The Fed governors had a brief discussion about whether certain banks were “too big to fail,” but then-Fed chairman Ben Bernanke said, “It is very important, but we can’t address it simultaneously with addressing the near-term threats to the system.”

Pressed by Jeffrey Lacker, president of the Richmond Fed, about the aggressive bailout, Bernanke said, “I am certainly very uncomfortable with it. But for whatever reason, our system is not working the way it should in order to address the crisis in a quick and timely way. Until the reinforcements arrive, I don’t think we have much choice but to try to work with other parts of the government to prevent a financial meltdown.”

The unprecedented nature of the financial crisis and the timing of it at the hand-over from one president to another threw many traditional notions of the Fed’s role out the window.

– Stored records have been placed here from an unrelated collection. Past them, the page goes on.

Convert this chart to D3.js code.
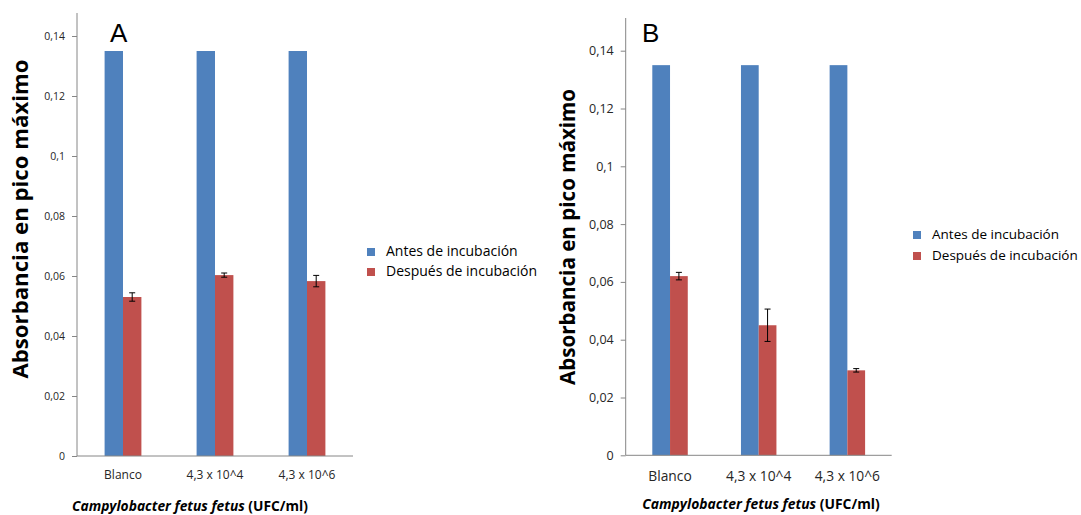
<!DOCTYPE html>
<meta charset="utf-8">
<style type="text/css">
    body { margin: 0; background: #fff; }
    svg { display: block; font-family: "Open Sans", "Noto Sans", sans-serif; }
</style>
<svg width="1081" height="515"></svg>
<script type="text/javascript" src="https://cdn.jsdelivr.net/npm/d3@7"></script>

<script type="text/javascript">

    // datos
    const categories = ["Blanco", "4,3 x 10^4", "4,3 x 10^6"];
    const seriesNames = ["Antes de incubación", "Después de incubación"];
    const yTicks = [0, 0.02, 0.04, 0.06, 0.08, 0.1, 0.12, 0.14];

    const antesA = [0.135, 0.135, 0.135];
    const despuesA = [0.053, 0.0603, 0.0583];
    const errA = [0.0014, 0.0007, 0.0019];

    const antesB = [0.135, 0.135, 0.135];
    const despuesB = [0.062, 0.045, 0.0294];
    const errB = [0.0013, 0.0056, 0.0006];

    const colors = ["#4F81BD", "#C0504D"];

    var svg = d3.select("svg");

    function fmt(d) {
        return d === 0 ? "0" : String(d).replace(".", ",");
    }

    function drawPanel(p) {
        let g = svg.append("g");

        let x = d3.scaleBand().domain(categories).range([p.left, p.right]);
        let bw = x.bandwidth();
        let xs = d3.scaleBand().domain(seriesNames).range([0.3 * bw, 0.7 * bw]);
        let y = d3.scaleLinear().domain([0, 0.14]).range([p.bottom, p.y14]);

        // barras
        let rows = categories.map((c, i) => ({ cat: c, vals: [p.antes[i], p.despues[i]], err: [null, p.err[i]] }));
        let groups = g.selectAll("g.cat").data(rows).enter().append("g")
            .attr("transform", d => "translate(" + x(d.cat) + ",0)");

        groups.selectAll("rect")
            .data(d => d.vals.map((v, k) => ({ v: v, k: k })))
            .enter().append("rect")
            .attr("x", d => xs(seriesNames[d.k]))
            .attr("width", xs.bandwidth())
            .attr("y", d => y(d.v))
            .attr("height", d => y(0) - y(d.v))
            .attr("fill", d => colors[d.k]);

        // barras de error (solo despues)
        groups.each(function(d) {
            let e = d.err[1];
            let cx = xs(seriesNames[1]) + xs.bandwidth() / 2;
            let v = d.vals[1];
            let eg = d3.select(this).append("g").attr("stroke", "#000").attr("stroke-width", 1);
            eg.append("line").attr("x1", cx).attr("x2", cx).attr("y1", y(v + e)).attr("y2", y(v - e));
            eg.append("line").attr("x1", cx - 3).attr("x2", cx + 3).attr("y1", y(v + e)).attr("y2", y(v + e));
            eg.append("line").attr("x1", cx - 3).attr("x2", cx + 3).attr("y1", y(v - e)).attr("y2", y(v - e));
        });

        // eje y
        let yAxis = g.append("g")
            .attr("transform", "translate(" + p.left + ",0)")
            .call(d3.axisLeft(y).tickValues(yTicks).tickFormat(fmt).tickSize(5).tickSizeOuter(0).tickPadding(7));
        yAxis.select(".domain").remove();
        yAxis.selectAll("line").attr("stroke", "#868686");
        yAxis.selectAll("text").attr("fill", "#262626").style("font-size", p.tickFont + "px")
            .style("font-family", "'Open Sans', sans-serif");
        g.append("line")
            .attr("x1", p.left).attr("x2", p.left)
            .attr("y1", p.axisTop).attr("y2", y(0))
            .attr("stroke", "#868686");

        // eje x
        g.append("line")
            .attr("x1", p.left).attr("x2", p.right)
            .attr("y1", y(0)).attr("y2", y(0))
            .attr("stroke", "#868686");
        g.selectAll("text.cat").data(categories).enter().append("text")
            .attr("class", "cat")
            .attr("x", d => x(d) + bw / 2)
            .attr("y", p.catY)
            .attr("text-anchor", "middle")
            .attr("fill", "#262626")
            .style("font-size", p.catFont + "px")
            .text(d => d);

        // titulo x
        let xt = g.append("text")
            .attr("x", p.xTitleX).attr("y", p.xTitleY)
            .attr("text-anchor", "middle")
            .style("font-size", p.xTitleFont + "px")
            .style("font-weight", "bold");
        xt.append("tspan").style("font-style", "italic").text("Campylobacter fetus fetus");
        xt.append("tspan").text(" (UFC/ml)");

        // titulo y
        g.append("text")
            .attr("transform", "translate(" + p.yTitleX + "," + p.yTitleY + ") rotate(-90)")
            .attr("text-anchor", "middle")
            .style("font-size", p.yTitleFont + "px")
            .style("font-weight", "bold")
            .text("Absorbancia en pico máximo");

        // letra del panel
        g.append("text")
            .attr("x", p.letterX).attr("y", p.letterY)
            .style("font-family", "'Liberation Sans', Arial, sans-serif")
            .style("font-size", "26px")
            .text(p.letter);

        // leyenda
        let lg = g.append("g").attr("transform", "translate(" + p.legX + "," + p.legY + ")");
        let items = lg.selectAll("g").data(seriesNames).enter().append("g")
            .attr("transform", (d, i) => "translate(0," + i * p.legStep + ")");
        items.append("rect").attr("x", 0).attr("y", -8).attr("width", 8).attr("height", 8)
            .attr("fill", (d, i) => colors[i]);
        items.append("text").attr("x", p.legTextDx).attr("y", 0)
            .attr("fill", "#000")
            .style("font-size", p.legFont + "px")
            .text(d => d);
    }

    drawPanel({
        letter: "A", letterX: 110, letterY: 42,
        antes: antesA, despues: despuesA, err: errA,
        left: 77, right: 353, bottom: 456, y14: 36, axisTop: 13,
        tickFont: 10.5, catFont: 12, catY: 479,
        xTitleX: 190, xTitleY: 511, xTitleFont: 13.8,
        yTitleX: 28, yTitleY: 219, yTitleFont: 22.2,
        legX: 367, legY: 256, legStep: 20, legTextDx: 19, legFont: 14
    });

    drawPanel({
        letter: "B", letterX: 642, letterY: 42,
        antes: antesB, despues: despuesB, err: errB,
        left: 625.7, right: 891.7, bottom: 455.3, y14: 50.7, axisTop: 18,
        tickFont: 12.5, catFont: 13.8, catY: 481,
        xTitleX: 761, xTitleY: 509, xTitleFont: 13.9,
        yTitleX: 575, yTitleY: 237, yTitleFont: 20.6,
        legX: 913, legY: 239, legStep: 21, legTextDx: 19, legFont: 13.5
    });

</script>
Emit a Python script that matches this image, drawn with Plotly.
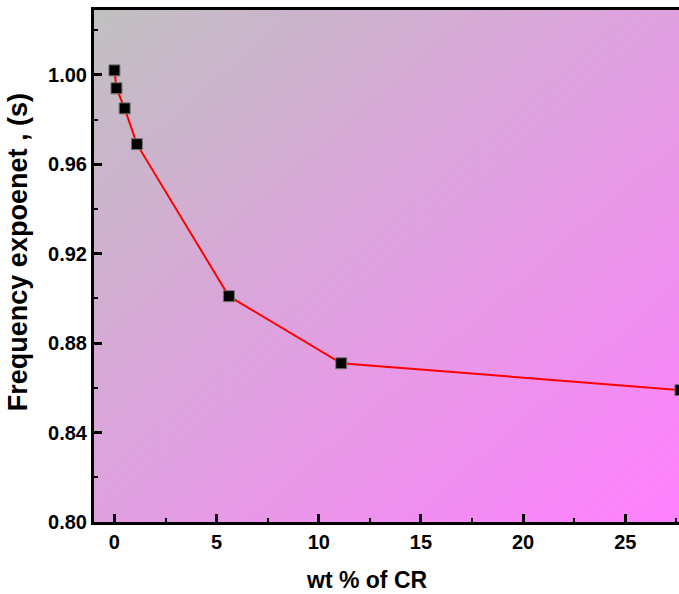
import base64
import plotly.graph_objects as go

# Data
wt_cr = [0.0, 0.1, 0.5, 1.1, 5.6, 11.1, 27.7]
freq_exp = [1.002, 0.994, 0.985, 0.969, 0.901, 0.871, 0.859]

x_ticks = [0, 5, 10, 15, 20, 25]
y_ticks = [0.80, 0.84, 0.88, 0.92, 0.96, 1.00]
y_tick_labels = ["0.80", "0.84", "0.88", "0.92", "0.96", "1.00"]

x_title = "wt % of CR"
y_title = "Frequency expoenet , (s)"

# Gradient background (SVG)
svg = (
    '<svg xmlns="http://www.w3.org/2000/svg" width="100" height="100" '
    'viewBox="0 0 100 100" preserveAspectRatio="none">'
    '<defs><linearGradient id="g" x1="0" y1="0" x2="1" y2="1">'
    '<stop offset="0" stop-color="#c0c0c0"/>'
    '<stop offset="1" stop-color="#ff80ff"/>'
    '</linearGradient></defs>'
    '<rect x="0" y="0" width="100" height="100" fill="url(#g)"/></svg>'
)
svg_uri = "data:image/svg+xml;base64," + base64.b64encode(svg.encode()).decode()

font_fam = "Liberation Sans, Arial, sans-serif"

fig = go.Figure()
fig.add_trace(go.Scatter(
    x=wt_cr, y=freq_exp,
    mode="lines+markers",
    line=dict(color="#ff0000", width=2),
    marker=dict(symbol="square", size=11, color="black",
                line=dict(color="#777777", width=1)),
    showlegend=False,
))

fig.update_layout(
    width=679, height=594,
    margin=dict(l=94, r=0, t=10, b=72),
    paper_bgcolor="white",
    plot_bgcolor="white",
    images=[dict(source=svg_uri, xref="paper", yref="paper",
                 x=0, y=1, sizex=1, sizey=1, sizing="stretch",
                 xanchor="left", yanchor="top", layer="below")],
    font=dict(family=font_fam, color="black"),
    annotations=[
        dict(text=x_title, xref="paper", yref="paper", x=0.465, y=0,
             xanchor="center", yanchor="middle", yshift=-58, showarrow=False,
             font=dict(size=23, family=font_fam, weight="bold", color="black")),
        dict(text=y_title, xref="paper", yref="paper", x=0, y=0.527,
             xanchor="center", yanchor="middle", xshift=-76, textangle=-90,
             showarrow=False,
             font=dict(size=27, family=font_fam, weight="bold", color="black")),
    ],
)

fig.update_xaxes(
    range=[-1.0, 27.63],
    tickvals=x_ticks,
    ticks="inside", ticklen=8, tickwidth=3, tickcolor="black",
    minor=dict(ticks="inside", ticklen=4, tickwidth=2, tickcolor="black", dtick=2.5),
    showline=True, linewidth=3, linecolor="black", mirror=True,
    showgrid=False, zeroline=False,
    tickfont=dict(size=20, family=font_fam, weight="bold"),
)
fig.update_yaxes(
    range=[0.80, 1.029],
    tickvals=y_ticks, ticktext=y_tick_labels,
    ticks="inside", ticklen=8, tickwidth=3, tickcolor="black",
    minor=dict(ticks="inside", ticklen=4, tickwidth=2, tickcolor="black", dtick=0.02),
    showline=True, linewidth=3, linecolor="black", mirror=False,
    showgrid=False, zeroline=False,
    tickfont=dict(size=20, family=font_fam, weight="bold"),
)

fig.write_html("out.html")
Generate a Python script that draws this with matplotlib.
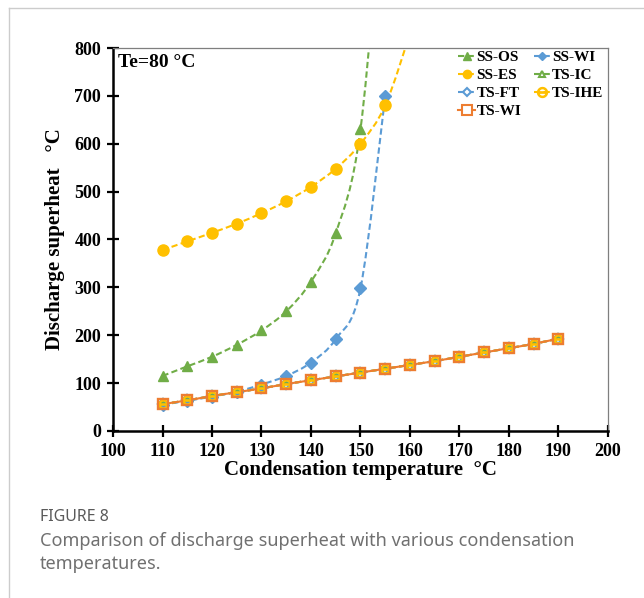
import numpy as np
import matplotlib
matplotlib.use("Agg")
import matplotlib.pyplot as plt
from matplotlib.path import Path
from matplotlib.patches import PathPatch
from matplotlib.lines import Line2D

# condensation temperature (C)
tc_ss = [110, 115, 120, 125, 130, 135, 140, 145, 150, 155]
tc_es = [110, 115, 120, 125, 130, 135, 140, 145, 150, 155, 160]
tc_ts = [110, 115, 120, 125, 130, 135, 140, 145, 150, 155, 160, 165, 170, 175, 180, 185, 190]

# discharge superheat (C)
ss_os = [115, 135, 155, 180, 210, 250, 312, 413, 630, 1200]
ss_es = [378, 396, 414, 433, 455, 480, 510, 548, 600, 680, 830]
ss_wi = [55, 63, 72, 82, 97, 115, 143, 192, 298, 700]
ts_ic = [56, 64, 73, 81, 89, 98, 106, 114, 122, 130, 138, 146, 155, 164, 173, 182, 193]
ts_ft = [56, 64, 73, 81, 89, 98, 106, 114, 122, 130, 138, 146, 155, 164, 173, 182, 193]
ts_ihe = [56, 64, 73, 81, 89, 98, 106, 114, 122, 130, 138, 146, 155, 164, 173, 182, 193]
ts_wi = [56, 64, 73, 81, 89, 98, 106, 114, 122, 130, 138, 146, 155, 164, 173, 182, 193]

GREEN = "#70AD47"
YELLOW = "#FFC000"
BLUE = "#5B9BD5"
ORANGE = "#ED7D31"

serif = "Liberation Serif"


def smooth_line(ax, x, y, color, ls, lw=1.5, z=2):
    # excel-like smoothed line: cardinal spline drawn as cubic beziers
    x = np.asarray(x, float)
    y = np.asarray(y, float)
    n = len(x)
    verts = [(x[0], y[0])]
    codes = [Path.MOVETO]
    t = 1 / 6
    for i in range(n - 1):
        x0, y0 = (x[i - 1], y[i - 1]) if i > 0 else (x[i], y[i])
        x3, y3 = (x[i + 2], y[i + 2]) if i + 2 < n else (x[i + 1], y[i + 1])
        c1 = (x[i] + (x[i + 1] - x0) * t, y[i] + (y[i + 1] - y0) * t)
        c2 = (x[i + 1] - (x3 - x[i]) * t, y[i + 1] - (y3 - y[i]) * t)
        verts += [c1, c2, (x[i + 1], y[i + 1])]
        codes += [Path.CURVE4] * 3
    patch = PathPatch(Path(verts, codes), fill=False, edgecolor=color,
                      linestyle=ls, linewidth=lw, zorder=z, capstyle="butt")
    ax.add_patch(patch)


fig = plt.figure(figsize=(6.44, 5.98), dpi=100)
ax = fig.add_axes([0.1755, 0.2793, 0.7685, 0.6404])

dash = (0, (3, 1.6))

series = [
    # x, y, label, color, marker, filled, line style, marker size
    (tc_ss, ss_os, "SS-OS", GREEN, "^", True, dash, 7.5),
    (tc_ss, ss_wi, "SS-WI", BLUE, "D", True, dash, 6),
    (tc_es, ss_es, "SS-ES", YELLOW, "o", True, dash, 8),
    (tc_ts, ts_ic, "TS-IC", GREEN, "^", False, dash, 5.5),
    (tc_ts, ts_ft, "TS-FT", BLUE, "D", False, dash, 5),
    (tc_ts, ts_ihe, "TS-IHE", YELLOW, "$\u2296$", False, dash, 6.5),
    (tc_ts, ts_wi, "TS-WI", ORANGE, "s", False, "-", 7.3),
]

handles = {}
for k, (x, y, lab, col, mk, filled, ls, ms) in enumerate(series):
    smooth_line(ax, x, y, col, ls, z=2 + k * 0.1)
    if filled:
        ax.plot(x, y, ls="none", marker=mk, ms=ms, color=col, mec=col, zorder=3 + k * 0.1)
    elif mk.startswith("$"):
        ax.plot(x, y, ls="none", marker=mk, ms=ms, color=col, zorder=3 + k * 0.1)
    else:
        ax.plot(x, y, ls="none", marker=mk, ms=ms, mfc="none", mec=col, mew=1.7,
                zorder=3 + k * 0.1)
    if filled:
        h = Line2D([], [], color=col, ls=ls, lw=1.5, marker=mk, ms=ms * 0.75, mec=col)
    elif mk.startswith("$"):
        h = Line2D([], [], color=col, ls=ls, lw=1.5, marker=mk, ms=ms * 1.1)
    else:
        h = Line2D([], [], color=col, ls=ls, lw=1.5, marker=mk, ms=ms * 0.9,
                   mfc="white", mec=col, mew=1.5)
    handles[lab] = h

ax.set_xlim(100, 200)
ax.set_ylim(0, 800)
ax.set_xticks(np.arange(100, 201, 10))
ax.set_yticks(np.arange(0, 801, 100))

for s in ["left", "bottom"]:
    ax.spines[s].set_linewidth(1.8)
    ax.spines[s].set_color("black")
for s in ["top", "right"]:
    ax.spines[s].set_linewidth(0.9)
    ax.spines[s].set_color("#7f7f7f")
ax.tick_params(direction="inout", length=9, width=1.6, pad=4)
for lbl in ax.get_xticklabels() + ax.get_yticklabels():
    lbl.set_fontfamily(serif)
    lbl.set_fontweight("bold")
    lbl.set_fontsize(13)

ax.set_xlabel("Condensation temperature  \u00b0C", family=serif, weight="bold",
              fontsize=15, labelpad=0)
ax.set_ylabel("Discharge superheat   \u00b0C", family=serif, weight="bold",
              fontsize=15, labelpad=7)

ax.text(0.01, 0.985, "Te=80 \u00b0C", transform=ax.transAxes, ha="left", va="top",
        family=serif, weight="bold", fontsize=14)

# row-major order: ncol=2 fills columns first
order = ["SS-OS", "SS-ES", "TS-FT", "TS-WI", "SS-WI", "TS-IC", "TS-IHE"]
leg = ax.legend([handles[o] for o in order], order, loc="upper right", ncol=2,
                frameon=False, prop={"family": serif, "weight": "bold", "size": 11},
                handlelength=1.1, handletextpad=0.1, columnspacing=0.8,
                labelspacing=0.28, borderaxespad=0.0, bbox_to_anchor=(1.003, 1.01))

# page border and caption
fig.add_artist(Line2D([9 / 644, 9 / 644], [0, 1 - 8 / 598], color="#cccccc", lw=1))
fig.add_artist(Line2D([9 / 644, 1], [1 - 8 / 598, 1 - 8 / 598], color="#cccccc", lw=1))

fig.text(40 / 644, 1 - 517 / 598, "FIGURE 8", family="Noto Sans", fontsize=11.5,
         color="#5a5a5a", va="center")
fig.text(40 / 644, 1 - 541 / 598,
         "Comparison of discharge superheat with various condensation",
         family="Noto Sans", fontsize=13, color="#707070", va="center")
fig.text(40 / 644, 1 - 564 / 598, "temperatures.", family="Noto Sans", fontsize=13,
         color="#707070", va="center")

fig.savefig("out.png", dpi=100)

Some Fed governors were worried about whether its unprecedented intervention in Treasury markets would drive up interest rates. Six years later, with interest rates still at historic lows, the answer seems obvious. But at the Jan. 27 meeting, the worried president of the St. Louis Fed, James Bullard, asked David Stockton, then a Fed economist, what he expected.

Stockton said that, assuming a $1.8 trillion federal budget deficit and a sharp drop in other borrowing, traditional models didn’t apply.

Lacker also told his colleagues that it would be better if the Treasury took measures to prop up the economy because Fed action would end up “distorting relative credit risks across markets.”

But William Dudley, then-vice chairman of the Fed, said, “We are starting with markets that are very out of joint relative to where they have been historically. So to say that you are distorting markets by the intervention, in fact we are actually trying to push markets back to something closer toward normality.”